Payments made using cards, cheques and transfers have overtaken the use of notes or coins for the first time ever, according to The Payments Council.

Cashless payments have surged to 52% as the use of cash by consumers, business and financial organisations fell to 48%. Cash volumes are expected to fall by a further 30% over the next 10 years as moves towards debit cards, contactless and mobile payments drive the move away from cash.

Despite the falling levels, cash remained the most popular method of payment among shoppers and businesses in 2014. A total of 18 billion cash payments were made in 2014, totalling about £250 billion. This was followed by debit card, which totalled 24% of payments and direct debits which totalled 10%.

The Payments Council has predicted that among consumers the majority of transactions will be cashless by 2016. This is because younger consumers are less reliant on cash, and advances in technology.
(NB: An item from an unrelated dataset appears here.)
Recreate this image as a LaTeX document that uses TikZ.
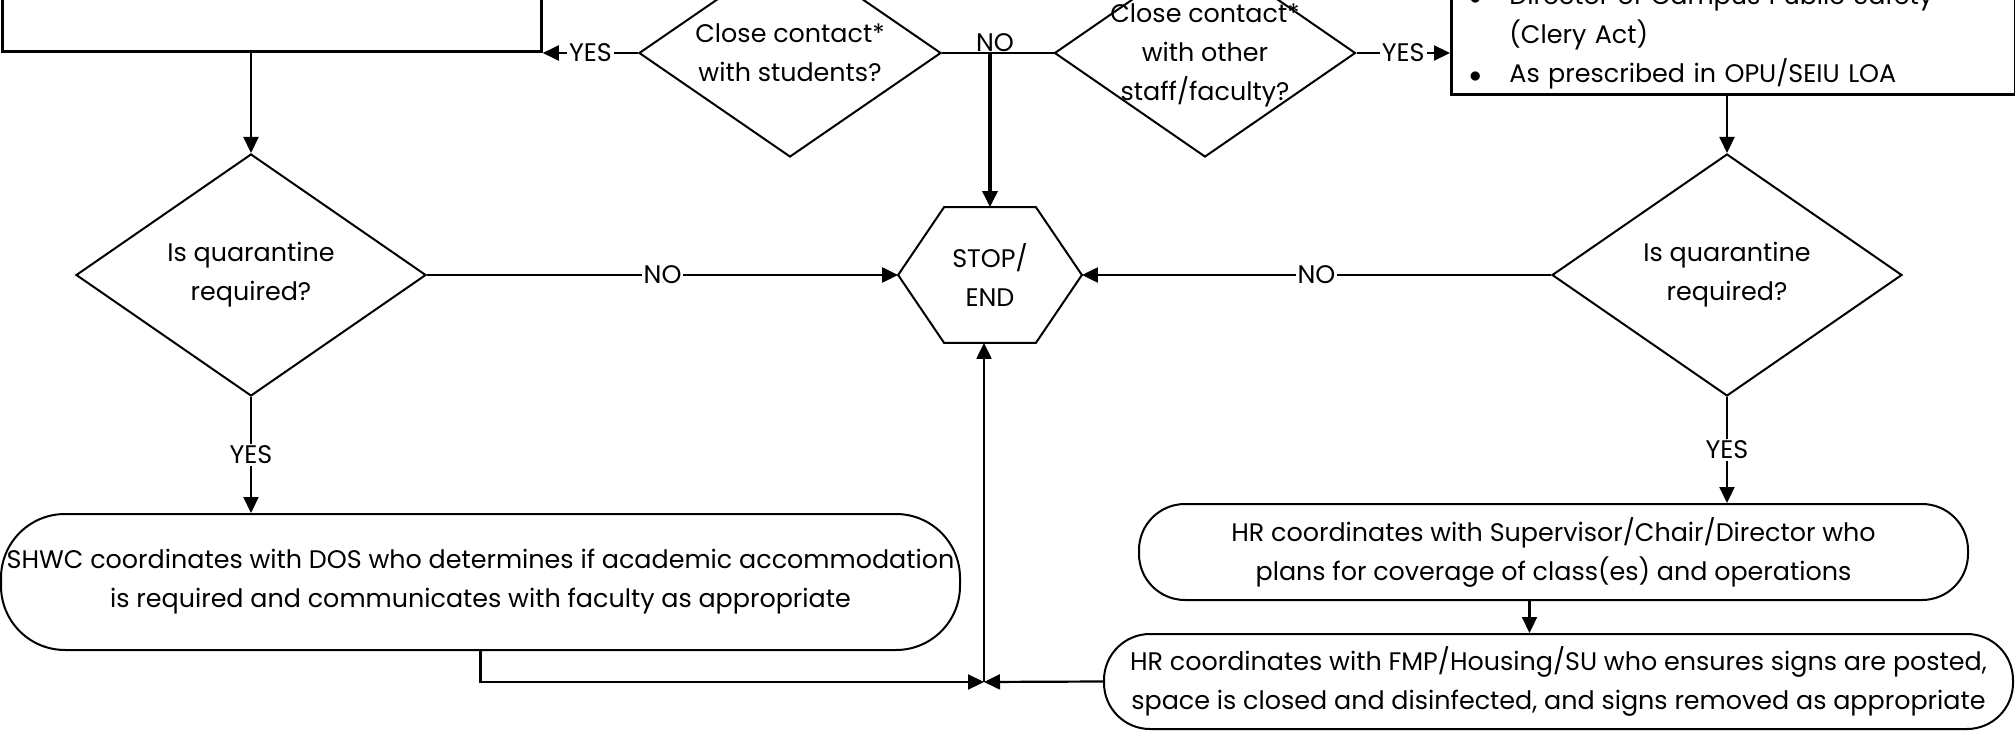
\documentclass[tikz,border=0pt]{standalone}
\usepackage{fontspec}
\setmainfont{Poppins}
\usepackage{tikz}
\usetikzlibrary{positioning,arrows.meta,shapes.geometric}

\begin{document}
\begin{tikzpicture}[
    x=0.5pt, y=-0.5pt,
    every node/.style={font=\fontsize{12.7}{19.5}\selectfont, align=center},
    decision/.style={draw, diamond, line width=1pt, inner sep=0pt},
    stepbox/.style={draw, rectangle, line width=1.4pt, inner sep=0pt},
    action/.style={draw, rectangle, rounded corners=23pt, line width=1pt, inner sep=1pt},
    terminal/.style={rectangle, inner sep=0pt, minimum width=91.5pt, minimum height=67.5pt},
    lbl/.style={fill=white, inner sep=1pt},
    arr/.style={-{Triangle[length=8pt,width=7.5pt]}, line width=1.1pt},
    link/.style={line width=1.1pt},
  ]
    \useasboundingbox (0,0) rectangle (2015,733);
    \clip (0,0) rectangle (2015,733);

    % top row
    \node[stepbox, anchor=south west, minimum width=269.5pt, minimum height=80pt] (report) at (1,53) {};
    \node[decision, minimum width=151pt, minimum height=104pt,
      label=center:{Close contact*\\with students?}] (closeStu) at (790,53) {};
    \node[decision, minimum width=150.5pt, minimum height=104pt,
      label={[yshift=-1pt]center:{Close contact*\\with other\\staff/faculty?}}] (closeStaff) at (1205,53) {};
    \node[stepbox, anchor=south west, text width=264pt, inner xsep=9pt, inner ysep=2.5pt, align=left] (notify) at (1450,96)
      {\makebox[20pt][l]{$\bullet$}Director of Campus Public Safety\\
       \hspace*{20pt}(Clery Act)\\
       \makebox[20pt][l]{$\bullet$}As prescribed in OPU/SEIU LOA};

    % middle row
    \node[decision, minimum width=175pt, minimum height=121pt,
      label=center:{Is quarantine\\required?}] (quarL) at (251,275) {};
    \node[terminal] (stop) at (990,275) {STOP/\\END};
    \draw[line width=1pt] ([xshift=23pt]stop.north west) -- ([xshift=-23pt]stop.north east) -- (stop.east)
      -- ([xshift=-23pt]stop.south east) -- ([xshift=23pt]stop.south west) -- (stop.west) -- cycle;
    \node[decision, minimum width=175pt, minimum height=121pt,
      label=center:{Is quarantine\\required?}] (quarR) at (1727,275) {};

    % bottom row
    \node[action, rounded corners=32pt, minimum width=479.5pt, minimum height=68pt] (shwc) at (480.5,582)
      {SHWC coordinates with DOS who determines if academic accommodation\\is required and communicates with faculty as appropriate};
    \node[action, minimum width=414.5pt, minimum height=48pt] (hrsup) at (1553.5,552)
      {HR coordinates with Supervisor/Chair/Director who\\plans for coverage of class(es) and operations};
    \node[action, minimum width=454.5pt, minimum height=47.5pt] (fmp) at (1558.5,681.5)
      {HR coordinates with FMP/Housing/SU who ensures signs are posted,\\space is closed and disinfected, and signs removed as appropriate};

    \coordinate (noJoin) at (990,53);
    \coordinate (join) at (984,682);

    % connectors
    \draw[arr] (closeStu.west) -- node[lbl] {YES} (report.south east |- closeStu.west);
    \draw[arr] (closeStaff.east) -- node[lbl] {YES} (notify.west |- closeStaff.east);
    \draw[link] (closeStu.east) -- (closeStaff.west);
    \node[anchor=south, inner sep=0.5pt] (noTop) at ([xshift=2.5pt]noJoin) {NO};
    \draw[arr, line width=1.6pt] (noJoin) -- (stop.north);
    \draw[arr] (report.south -| quarL.north) -- (quarL.north);
    \draw[arr] (notify.south -| quarR.north) -- (quarR.north);
    \draw[arr] (quarL.east) -- node[lbl] {NO} (stop.west);
    \draw[arr] (quarR.west) -- node[lbl] {NO} (stop.east);
    \draw[arr] (quarL.south) -- node[lbl] {YES} (shwc.north -| quarL.south);
    \draw[arr] (quarR.south) -- node[lbl] {YES} (hrsup.north -| quarR.south);
    \draw[arr] ([xshift=-12pt]hrsup.south) -- ([xshift=-12pt]hrsup.south |- fmp.north);
    \draw[arr] (shwc.south) |- (join);
    \draw[arr] (fmp.west) -- (join);
    \draw[arr] (join) -- (join |- stop.south);
  \end{tikzpicture}
\end{document}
Bank of England (BoE) chief cashier Victoria Cleland, believes cash still has a long future. The BoE will be bringing in a new £1 coin in 2017 and new types of £10 and £5 notes will entered into circulation in 2016. Cleland said:
"Since I started the job I am seeing a growing demand. I am seeing a 46% increase of notes in circulation. I think the proportion of cash transactions is coming down, but I'm still seeing a fairly stable value of cash transactions."